Donald Trump unleashed a handful of tweets on Saturday morning—a fairly routine practice at this point—in which he called for "equal time" from late-night hosts.
Late-night hosts like Stephen Colbert, Jimmy Kimmel, and Seth Meyers have become cultural touch points by aggressively taking on the Trump administration and congressional Republicans in their monologues. On the strength of his commentary, Colbert has surged in the ratings, overtaking Tonight Show host Jimmy Fallon—who's pulled punches compared with his peers—in overall viewers.
But the president seems to be confusing the notion of equal time with the Fairness Doctrine, which was repealed during the Reagan Administration.
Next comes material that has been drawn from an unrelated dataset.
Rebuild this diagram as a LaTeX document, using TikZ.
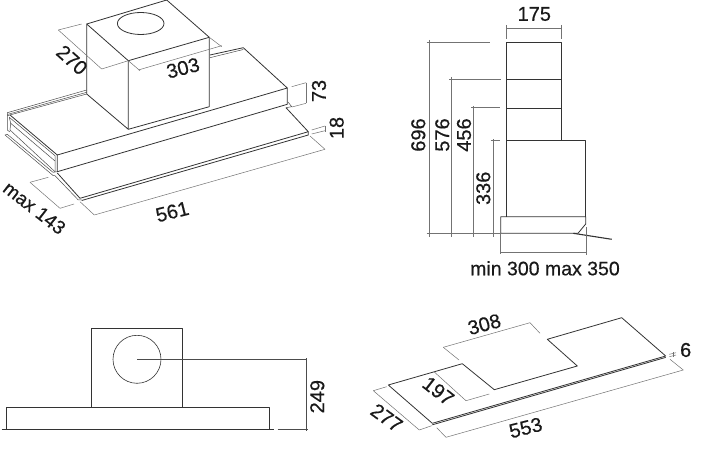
\documentclass[tikz,border=0pt]{standalone}
\usepackage{fontspec}
\newfontfamily\dimfont[FakeBold=0.5]{Liberation Sans}
\tikzstyle{outline}=[draw, color=black!80, line width=0.8pt, line join=round]
\tikzstyle{thinline}=[draw, color=black!70, line width=0.5pt]
\tikzstyle{dimline}=[draw, color=black!55, line width=0.5pt]
\tikzstyle{dimtext}=[inner sep=0pt, text=black!90, font=\dimfont\fontsize{20}{22}\selectfont]
\begin{document}
\begin{tikzpicture}[x=1pt,y=-1pt]
\useasboundingbox (0,0) rectangle (702,465);
% hood with duct, top left
\draw[outline] (86.7,94) -- (86.7,24) -- (128.3,60.7) -- (128.3,129.3) -- (86.7,94);
\draw[outline] (86.7,24) -- (166.7,0) -- (209.3,37.3) -- (209.3,106.7) -- (128.3,129.3);
\draw[outline] (128.3,60.7) -- (209.3,37.3);
\draw[outline] (140.7,23.5) ellipse [x radius=23.3pt, y radius=11pt];
\draw[outline] (10,115) -- (57.3,155) -- (126,135);
\draw[outline] (209.3,110.8) -- (287.3,88) -- (243.3,47.7) -- (210,55);
\draw[outline] (126,135) -- (209.3,110.8);
\draw[outline] (287.3,88) -- (287.3,104.3) -- (57.3,171.7) -- (57.3,155);
\foreach \ya/\yb in {112.7/90,114.5/92.3,115.7/94}
\draw[thinline] (7.3,\ya) -- (86.7,\yb);
\draw[thinline] (210,57.7) -- (243.3,49.5);
\draw[thinline] (7.3,112.7) -- (7.3,130) -- (10,132);
\draw[thinline] (9.3,117.3) -- (55,155.7) -- (55,172);
\draw[thinline] (10.7,123.3) -- (55,161);
\draw[thinline] (9.3,117.3) -- (10.7,123.3) -- (10,130) -- (55,171.7);
\draw[thinline] (5,135) -- (7.3,134.3) -- (53,172.3) -- (57.3,171.7);
\draw[thinline] (5,135) -- (53.3,175.7) -- (55,175.7) -- (78.3,200) -- (81.7,200);
\draw[outline] (57.3,173) -- (80,198.3) -- (308.3,131.7) -- (286,107.7);
\draw[outline] (81.7,200.5) -- (308.3,135) -- (308.3,131.7);
\draw[thinline] (286,107.7) -- (291.7,106.7) -- (288,102);
% dimensions, top left
\foreach \xa/\ya/\xb/\yb in {58.3/30/101.7/69,58.3/30/81.7/24,101.7/69/128.3/60.7,
  138.3/70/221.7/45.7,128.3/60.7/140/70.7,209.3/37.3/221.7/46.7,
  306/82.7/306/103.3,291.7/86.7/306/82.7,292/107/306/103.3,
  325/126/325/132,311.7/130/325/126,311.7/134/325/130.7,
  94.3/215/325/149.3,80/201.7/94.3/215,310/136/325/149.3,
  30/182.3/60/208.3,30/182.3/48.3/177.3,60/208.3/74/204}
\draw[dimline] (\xa,\ya) -- (\xb,\yb);
\node[dimtext,rotate=-42] (width270) at (72,60) {270};
\node[dimtext,rotate=14] (width303) at (183,68) {303};
\node[dimtext,rotate=90] (height73) at (319,91) {73};
\node[dimtext,rotate=90] (height18) at (336.7,128) {18};
\node[dimtext,rotate=14] (width561) at (172.3,211.7) {561};
\node[dimtext,rotate=-38,font=\dimfont\fontsize{19}{22}\selectfont] (depth143) at (34.5,208) {max 143};
% side view, top right
\draw[outline] (506,216.7) -- (506,42.3) -- (561,42.3) -- (561,140.7);
\foreach \y in {79.3,108.3,140.7}
\draw[outline] (506,\y) -- (561,\y);
\draw[outline] (561,140.7) -- (585.3,140.7) -- (585.3,216.7);
\draw[outline] (500.7,233.3) -- (500.7,216.7) -- (585.7,216.7) -- (585.7,224) -- (578,233.3) -- cycle;
\draw[outline, line width=1.1pt] (573.3,233.3) -- (611.7,239.3);
\foreach \xa/\ya/\xb/\yb in {506/28.3/561/28.3,506/25/506/39.3,561/25/561/39.3,
  429.3/40/429.3/237,426.7/42.3/490/42.3,
  451.7/77/451.7/237,449.3/79.3/500.7/79.3,
  473.3/106/473.3/237,471/107.7/500/107.7,
  493.3/139.3/493.3/237,490.7/140.3/500/140.3,
  426.7/233.3/500.7/233.3,
  500.7/252.7/586/252.7,500.7/233/500.7/254,586/227/586/255}
\draw[dimline] (\xa,\ya) -- (\xb,\yb);
\node[dimtext] (width175) at (534.3,14) {175};
\node[dimtext,rotate=90] (height696) at (418.3,135) {696};
\node[dimtext,rotate=90] (height576) at (442.3,135) {576};
\node[dimtext,rotate=90] (height456) at (464,135) {456};
\node[dimtext,rotate=90] (height336) at (483.3,188.3) {336};
\node[dimtext,font=\dimfont\fontsize{19.5}{22}\selectfont] (depthrange) at (545,268.3) {min 300 max 350};
% front view, bottom left
\draw[outline] (91.7,407.3) -- (91.7,328.3) -- (182.7,328.3) -- (182.7,407.3);
\draw[outline, line width=0.6pt] (137,359.3) circle [radius=24pt];
\draw[outline] (6.7,429) -- (6.7,407.3) -- (269.3,407.3) -- (269.3,429);
\draw[outline] (1.7,429.3) -- (274,429.3);
\foreach \xa/\ya/\xb/\yb in {137/359.3/306/359.3,306/358.3/306/431,277.7/429.3/308.3/429.3}
\draw[dimline, color=black!70] (\xa,\ya) -- (\xb,\yb);
\node[dimtext,rotate=90] (height249) at (317.3,396.7) {249};
% cut-out template, bottom right
\draw[outline] (388.3,385) -- (462.3,363.7) -- (494.3,389.7) -- (577.3,366) -- (547.3,339.3)
  -- (621.7,317.7) -- (665.7,356) -- (432.3,423.3) -- cycle;
\draw[outline] (432.3,424.8) -- (665.7,357.4);
\foreach \xa/\ya/\xb/\yb in {443.3/347.3/530/322.7,443.3/347.3/459/360,530/322.7/540/333.3,
  434/371.7/466/400.7,466/400.7/489.3/394,
  373.3/390.7/419.3/430,373.3/390.7/386.7/386.7,419.3/430/431.7/425.7,
  446/437.3/683.3/370,436.7/427.7/446/437.3,670/359.3/683.3/370,
  669.3/354.3/676/352.7,669.3/356.7/676/355,673/352/673/357}
\draw[dimline] (\xa,\ya) -- (\xb,\yb);
\node[dimtext,rotate=15] (width308) at (484.3,324.3) {308};
\node[dimtext,rotate=-38] (depth197) at (438.3,391) {197};
\node[dimtext,rotate=-36] (depth277) at (386.7,417.7) {277};
\node[dimtext,rotate=14] (width553) at (525.7,427.7) {553};
\node[dimtext] (thick6) at (685.7,350) {6};
\end{tikzpicture}
\end{document}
It required TV and radio broadcasters to present opposing viewpoints (though not necessarily with equal time). According to The Washington Post:
This meant that programs on politics were required to include opposing opinions on the topic under discussion. Broadcasters had anto determine the spectrum of views on a given issue and include those people best suited to representing those views in their programming.
The Post also notes that under the Fairness Doctrine broadcasters had to let people know if they were under personal attack in a program and give them a chance to respond. In 1987, President Reagan signed an executive order revoking the doctrine, leading to an explosion of partisan TV and radio programs.
"It’s hard to overstate the importance of the Fairness Doctrine to conservative commentators—its demise in 1987 ... is credited with the creation of modern-day talk-radio, because broadcasters no longer had to offer competing views on the same broadcasts," Politico wrote in 2011. (The rule remained on the books until 2011, when the Federal Communications Commission finally removed it.)
This is not the same as the equal time rule, which remains in effect. It requires broadcasters to give political candidates equal time. Trump's appearance on Saturday Night Live in 2015, for instance, triggered the equal time rule and NBC agreed to give his Republican opponents time on 18 affiliates during primetime, according to Variety.